We’re not sure what the final legislation will look like, if and when it will be approved and it is also not clear to us, based on the description of the proposed legislation, whether the requirement for the PCAOB to access audits is in addition to the declaration regarding foreign government control. If companies which self-declare that they are not controlled by a foreign government would not be required to give the PCAOB access to their audited financials, then this seems like a fairly toothless piece of legislation. However, if companies do need to meet both requirements then it seems to us almost a foregone conclusion that Chinese companies will not be able to meet those requirements under current Chinese state-secret laws and may be forced to delist from US exchanges in three years.
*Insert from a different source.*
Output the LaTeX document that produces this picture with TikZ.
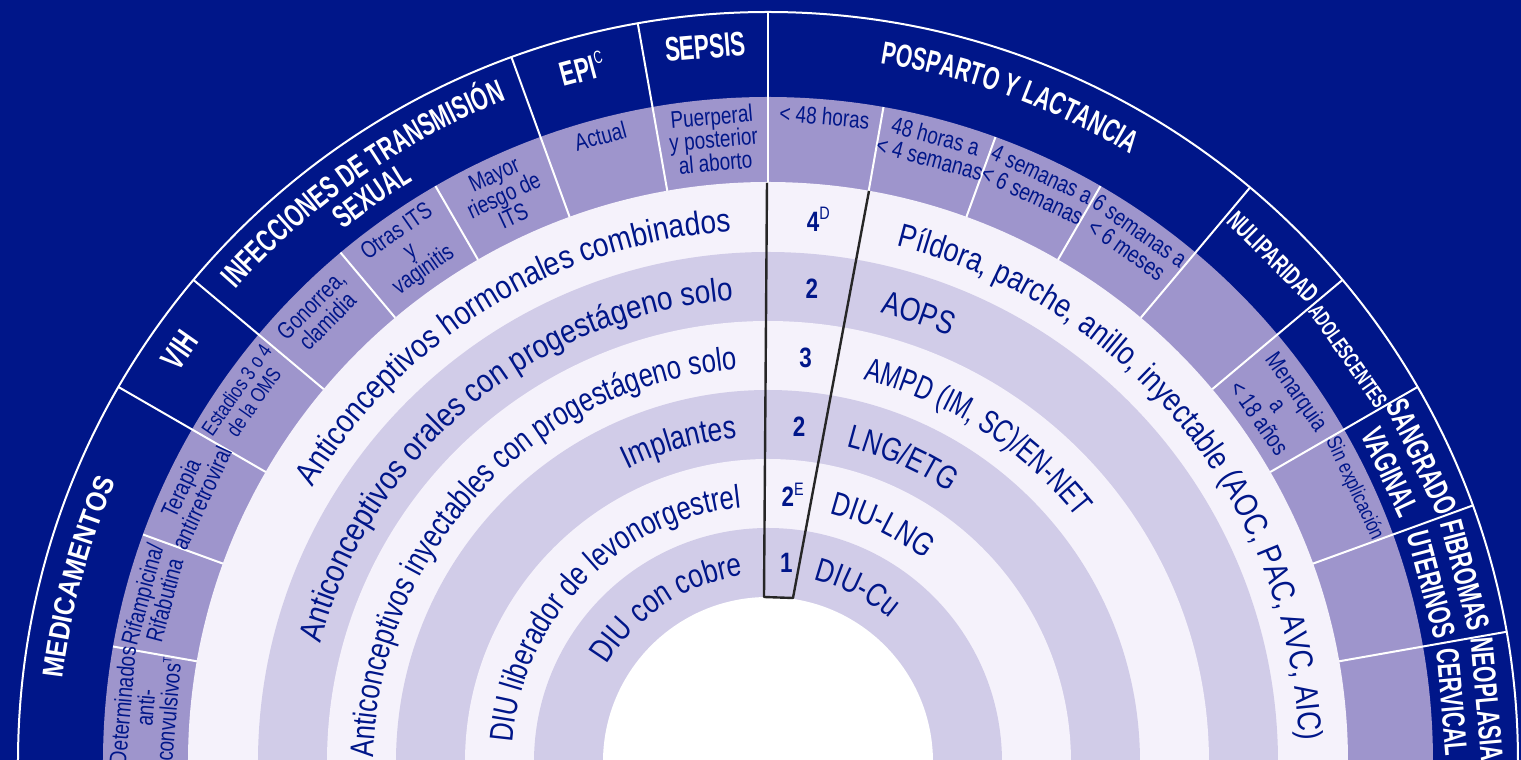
\documentclass[tikz,border=0pt]{standalone}
\usepackage{fontspec}
\setmainfont{Liberation Sans}
\newfontfamily\ringAfamily[FakeStretch=0.85]{Liberation Sans}
\newfontfamily\ringBfamily[FakeStretch=0.82]{Liberation Sans}
\newfontfamily\ringfamily[FakeStretch=0.8]{Liberation Sans}
\newfontfamily\ringCfamily[FakeStretch=0.78]{Liberation Sans}
\newfontfamily\ringDfamily[FakeStretch=0.72]{Liberation Sans}
\newfontfamily\subcatfamily[FakeStretch=0.79]{Liberation Sans}
\newfontfamily\hdrfamily[FakeStretch=0.66]{Liberation Sans}
\newfontfamily\medfamily[FakeStretch=0.86]{Liberation Sans}
\usetikzlibrary{decorations.text}
\definecolor{navy}{RGB}{0,22,137}
\definecolor{subpurple}{RGB}{158,149,204}
\definecolor{ringmid}{RGB}{209,204,232}
\definecolor{ringlight}{RGB}{245,242,251}
\newcommand\ringAfont{\ringAfamily\fontsize{33}{33}\selectfont}
\newcommand\ringBfont{\ringBfamily\fontsize{33}{33}\selectfont}
\newcommand\ringtxtfont{\ringfamily\fontsize{33}{33}\selectfont}
\newcommand\ringCfont{\ringCfamily\fontsize{33}{33}\selectfont}
\newcommand\ringDfont{\ringDfamily\fontsize{33}{33}\selectfont}
\newcommand\subcatfont{\subcatfamily\fontsize{24}{23}\selectfont}
\newcommand\smallsubfont{\subcatfamily\fontsize{21}{21}\selectfont}
\newcommand\hdrfont{\hdrfamily\bfseries\fontsize{32}{35}\selectfont}
\newcommand\bighdrfont{\hdrfamily\bfseries\fontsize{34}{35}\selectfont}
\newcommand\medfont{\medfamily\bfseries\fontsize{29}{29}\selectfont}
\newcommand\numfont{\ringfamily\bfseries\fontsize{28}{28}\selectfont}
\newcommand\supmark[2][18]{\raisebox{0.4em}{\fontsize{#1}{#1}\selectfont\mdseries #2}}
\tikzstyle{seprule} = [white, line width=2pt]
\tikzstyle{wedge} = [black!85, line width=2.4pt, line join=round]
\tikzstyle{hdr} = [text=white, font=\hdrfont, inner sep=0pt, align=center]
\tikzstyle{subcat} = [text=navy, font=\subcatfont, inner sep=0pt, align=center, anchor=north]
\tikzstyle{num} = [text=navy, font=\numfont, inner sep=0pt]
\tikzset{
  lefttext/.style={decorate, decoration={text along path, text align=right, text color=navy, text={#1}}},
  righttext/.style={decorate, decoration={text along path, text align=left, text color=navy, text={#1}}},
  hdrarc/.style={decorate, decoration={text along path, text align=center, text color=white, text={|\hdrfont|#1}}},
  medarc/.style={decorate, decoration={text along path, text align=center, text color=white, text={|\medfont|#1}}}
}

\begin{document}
\begin{tikzpicture}[x=1pt, y=1pt]
	\useasboundingbox (-768,2) rectangle (753,762);
	\clip (-768,2) rectangle (753,762);
	\fill[navy] (-768,2) rectangle (753,762);
	\fill[subpurple] (0,0) circle[radius=665];
	\fill[ringlight] (0,0) circle[radius=580];
	\fill[ringmid] (0,0) circle[radius=510];
	\fill[ringlight] (0,0) circle[radius=441];
	\fill[ringmid] (0,0) circle[radius=372];
	\fill[ringlight] (0,0) circle[radius=303];
	\fill[ringmid] (0,0) circle[radius=234];
	\fill[white] (0,0) circle[radius=165];
	
	\draw[seprule] (0:750) arc[start angle=0, end angle=180, radius=750];
	\foreach \a in {10,20,30,40,50,90,100,110,140,150}
		\draw[seprule] (\a:580) -- (\a:750);
	\foreach \a in {60,70,80,120,130,160,170}
		\draw[seprule] (\a:580) -- (\a:665);
	\draw[wedge] (-1,579) -- (-4,165) -- (25,164) -- (101,571);
	
	\path[medarc={MEDICAMENTOS}] (180:710) arc[start angle=180, end angle=150, radius=710];
	\node(hdrvih) [hdr, rotate=55, font=\bighdrfont] at (145:718) {VIH};
	\path[hdrarc={INFECCIONES DE TRANSMISIÓN}] (142:712) arc[start angle=142, end angle=108, radius=712];
	\path[hdrarc={SEXUAL}] (142:681) arc[start angle=142, end angle=108, radius=681];
	\node(hdrepi) [hdr, rotate=15, font=\bighdrfont] at (105:718) {EPI\supmark{C}};
	\node(hdrsepsis) [hdr, rotate=5, font=\bighdrfont] at (95:718) {SEPSIS};
	\path[hdrarc={POSPARTO Y LACTANCIA}] (90:708) arc[start angle=90, end angle=50, radius=708];
	\node(hdrnulip) [hdr, rotate=-45, font=\hdrfamily\bfseries\fontsize{26}{26}\selectfont] at (45:714) {NULIPARIDAD};
	\node(hdradol) [hdr, rotate=-55, font=\hdrfamily\bfseries\fontsize{22}{22}\selectfont] at (35:708) {ADOLESCENTES};
	\node(hdrsangrado) [hdr, rotate=-65] at (25:704) {SANGRADO\\VAGINAL};
	\node(hdrfibromas) [hdr, rotate=-75] at (15:704) {FIBROMAS\\UTERINOS};
	\node(hdrneoplasia) [hdr, rotate=-85] at (5:704) {NEOPLASIA\\CERVICAL};
	
	\node(subanticonv) [subcat, rotate=85] at (175:657) {Determinados\\anti-\\convulsivos\supmark[12]{T}};
	\node(subrifamp) [subcat, rotate=75] at (165:657) {Rifampicina/\\Rifabutina};
	\node(subtarv) [subcat, rotate=65] at (155:657) {Terapia\\antirretroviral};
	\node(subestadios) [subcat, rotate=55, font=\smallsubfont] at (145:657) {Estadios 3 o 4\\de la OMS};
	\node(subgonorrea) [subcat, rotate=45] at (135:655) {Gonorrea,\\clamidia};
	\node(subotras) [subcat, rotate=35] at (125:657) {Otras ITS\\y\\vaginitis};
	\node(submayor) [subcat, rotate=25] at (115:657) {Mayor\\riesgo de\\ITS};
	\node(subactual) [subcat, rotate=15] at (105:657) {Actual};
	\node(subpuerperal) [subcat, rotate=5] at (95:657) {Puerperal\\y posterior\\al aborto};
	\node(sub48h) [subcat, rotate=-5] at (85:657) {< 48 horas};
	\node(sub4sem) [subcat, rotate=-15] at (75:657) {48 horas a\\< 4 semanas};
	\node(sub6sem) [subcat, rotate=-25] at (65:657) {4 semanas a\\< 6 semanas};
	\node(sub6mes) [subcat, rotate=-35] at (55:657) {6 semanas a\\< 6 meses};
	\node(submenarquia) [subcat, rotate=-55] at (35:655) {Menarquia\\a\\< 18 años};
	\node(subsinexpl) [subcat, rotate=-65, font=\smallsubfont] at (25:657) {Sin explicación};
	
	\path[lefttext={|\ringAfont|Anticonceptivos hormonales combinados}] (200:532) arc[start angle=200, end angle=94, radius=532];
	\path[lefttext={|\ringAfont|Anticonceptivos orales con progestágeno solo}] (200:463) arc[start angle=200, end angle=94.3, radius=463];
	\path[lefttext={|\ringCfont|Anticonceptivos inyectables con progestágeno solo}] (200:394) arc[start angle=200, end angle=94.5, radius=394];
	\path[lefttext={|\ringtxtfont|Implantes}] (200:325) arc[start angle=200, end angle=95.5, radius=325];
	\path[lefttext={|\ringCfont|DIU liberador de levonorgestrel}] (200:256) arc[start angle=200, end angle=96, radius=256];
	\path[lefttext={|\ringtxtfont|DIU con cobre}] (200:188) arc[start angle=200, end angle=97.5, radius=188];
	
	\node(numcomb) [num] at (84.7:545) {4\supmark{D}};
	\node(numaops) [num] at (84.7:475) {2};
	\node(numampd) [num] at (84.7:406) {3};
	\node(numimpl) [num] at (84.7:337) {2};
	\node(numdiulng) [num] at (84.7:268) {2\supmark{E}};
	\node(numdiucu) [num] at (84.7:200) {1};
	
	\path[righttext={|\ringBfont|Píldora, parche, anillo, inyectable (AOC, PAC, AVC, AIC)}] (76:532) arc[start angle=76, end angle=-20, radius=532];
	\path[righttext={|\ringtxtfont|AOPS}] (76:463) arc[start angle=76, end angle=-20, radius=463];
	\path[righttext={|\ringDfont|AMPD (IM, SC)/EN-NET}] (76:394) arc[start angle=76, end angle=-20, radius=394];
	\path[righttext={|\ringCfont|LNG/ETG}] (76:325) arc[start angle=76, end angle=-20, radius=325];
	\path[righttext={|\ringCfont|DIU-LNG}] (76:256) arc[start angle=76, end angle=-20, radius=256];
	\path[righttext={|\ringCfont|DIU-Cu}] (76:188) arc[start angle=76, end angle=-20, radius=188];
\end{tikzpicture}
\end{document}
US-listed Chinese companies may follow Alibaba’s Hong Kong listing. JD.com and NetEase IPOs are in progress, with large caps such as Pinduoduo, Baidu, TME and Trip.com likely to follow. The Hong Kong Stock Exchange (HKSE) has sought to position itself as an alternative for Chinese companies seeking international capital. This included a recent relaxation of its rules that prevented companies with multiple share classes and different voting structures from listing in Hong Kong. Alibaba listed on the New York Stock Exchange in 2014 and in November 2019 Alibaba raised $13bn with a secondary listing in Hong Kong, issuing shares that represented about 3% of its total shares in issue. The Hong Kong and US-listed shares are fungible (i.e. the shares can be transferred between exchanges), with each US-listed share representing 8 ordinary shares, while the Hong Kong shares have a 1:1 relationship with the ordinary shares. Currently about 22% of Alibaba shares are listed on the HKSE.